◆ **TASK TO COMPLETE**
In the records that follow, locate every line with "this" and extract it.

◆ **EXERCISE MATERIALS**
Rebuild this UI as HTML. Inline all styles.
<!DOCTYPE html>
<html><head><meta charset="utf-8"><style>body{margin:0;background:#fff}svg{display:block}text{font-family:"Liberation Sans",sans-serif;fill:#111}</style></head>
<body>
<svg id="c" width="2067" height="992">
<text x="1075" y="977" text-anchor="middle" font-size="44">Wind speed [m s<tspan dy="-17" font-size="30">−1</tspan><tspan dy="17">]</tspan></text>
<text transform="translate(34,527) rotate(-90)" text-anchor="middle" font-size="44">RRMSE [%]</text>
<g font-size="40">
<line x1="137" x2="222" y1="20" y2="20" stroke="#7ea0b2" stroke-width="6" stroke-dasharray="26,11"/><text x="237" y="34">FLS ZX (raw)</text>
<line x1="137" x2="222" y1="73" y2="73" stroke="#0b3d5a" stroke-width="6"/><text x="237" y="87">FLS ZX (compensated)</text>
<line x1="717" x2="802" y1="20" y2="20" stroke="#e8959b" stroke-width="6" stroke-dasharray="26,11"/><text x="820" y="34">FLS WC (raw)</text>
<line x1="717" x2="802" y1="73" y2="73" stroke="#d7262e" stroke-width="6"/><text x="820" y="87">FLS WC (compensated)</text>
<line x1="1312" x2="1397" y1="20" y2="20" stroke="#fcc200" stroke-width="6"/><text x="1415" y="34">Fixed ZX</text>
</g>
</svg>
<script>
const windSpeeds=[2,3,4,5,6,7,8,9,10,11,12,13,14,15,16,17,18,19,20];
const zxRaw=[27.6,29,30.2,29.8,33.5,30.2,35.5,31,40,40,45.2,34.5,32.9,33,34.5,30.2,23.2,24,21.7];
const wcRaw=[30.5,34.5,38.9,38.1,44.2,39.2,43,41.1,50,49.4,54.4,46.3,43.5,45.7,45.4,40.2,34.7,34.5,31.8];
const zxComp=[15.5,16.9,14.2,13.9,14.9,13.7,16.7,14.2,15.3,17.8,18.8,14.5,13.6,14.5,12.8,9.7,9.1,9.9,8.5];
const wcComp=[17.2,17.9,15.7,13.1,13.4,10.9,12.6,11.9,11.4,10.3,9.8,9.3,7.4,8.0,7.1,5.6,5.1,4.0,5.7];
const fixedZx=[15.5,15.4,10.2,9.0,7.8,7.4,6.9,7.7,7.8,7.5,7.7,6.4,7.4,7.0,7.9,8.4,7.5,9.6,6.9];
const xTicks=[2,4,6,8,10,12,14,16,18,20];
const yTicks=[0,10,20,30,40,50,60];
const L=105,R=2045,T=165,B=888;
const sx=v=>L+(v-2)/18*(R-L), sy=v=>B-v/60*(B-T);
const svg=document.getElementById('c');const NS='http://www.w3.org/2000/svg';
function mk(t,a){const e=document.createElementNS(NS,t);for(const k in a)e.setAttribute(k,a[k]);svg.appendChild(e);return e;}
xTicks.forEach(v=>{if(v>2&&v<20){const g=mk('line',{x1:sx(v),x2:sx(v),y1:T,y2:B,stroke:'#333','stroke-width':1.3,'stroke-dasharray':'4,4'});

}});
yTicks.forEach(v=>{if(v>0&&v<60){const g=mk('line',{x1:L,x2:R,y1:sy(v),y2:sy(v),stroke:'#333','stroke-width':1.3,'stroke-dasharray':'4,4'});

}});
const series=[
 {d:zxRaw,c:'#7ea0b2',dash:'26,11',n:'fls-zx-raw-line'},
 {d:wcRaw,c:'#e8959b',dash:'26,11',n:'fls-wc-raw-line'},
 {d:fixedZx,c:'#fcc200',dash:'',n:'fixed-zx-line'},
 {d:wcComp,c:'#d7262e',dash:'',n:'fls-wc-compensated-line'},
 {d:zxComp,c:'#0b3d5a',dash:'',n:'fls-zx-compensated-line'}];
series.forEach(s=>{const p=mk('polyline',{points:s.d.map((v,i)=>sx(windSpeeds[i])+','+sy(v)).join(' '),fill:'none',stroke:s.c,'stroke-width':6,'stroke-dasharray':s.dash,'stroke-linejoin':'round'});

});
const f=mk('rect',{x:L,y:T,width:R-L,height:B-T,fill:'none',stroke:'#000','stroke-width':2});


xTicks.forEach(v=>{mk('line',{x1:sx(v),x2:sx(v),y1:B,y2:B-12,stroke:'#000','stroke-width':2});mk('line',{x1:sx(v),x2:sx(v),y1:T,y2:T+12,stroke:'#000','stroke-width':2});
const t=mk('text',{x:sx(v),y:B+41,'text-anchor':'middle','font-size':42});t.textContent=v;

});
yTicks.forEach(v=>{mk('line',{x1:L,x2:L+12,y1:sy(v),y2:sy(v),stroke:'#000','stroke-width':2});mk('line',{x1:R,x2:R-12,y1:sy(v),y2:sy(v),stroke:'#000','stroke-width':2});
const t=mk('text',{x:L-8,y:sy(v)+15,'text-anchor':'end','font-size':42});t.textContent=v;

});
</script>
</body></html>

---

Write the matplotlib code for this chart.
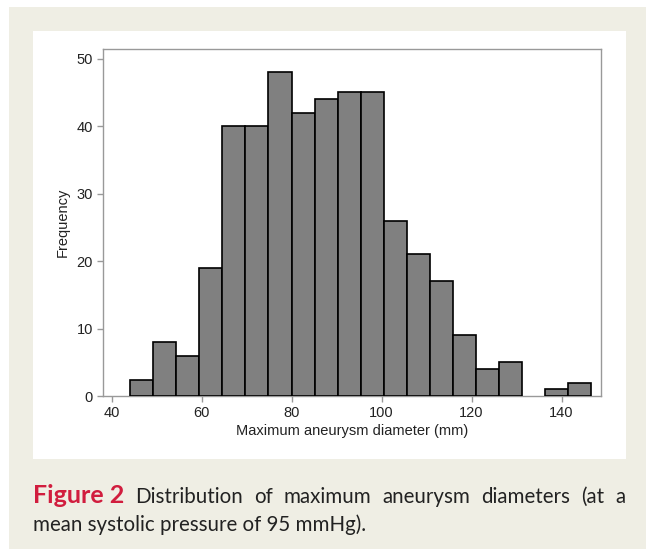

◆ **WORKED ANSWER**
Rebuild this UI as HTML. Inline all styles.
Write the matplotlib code for this chart.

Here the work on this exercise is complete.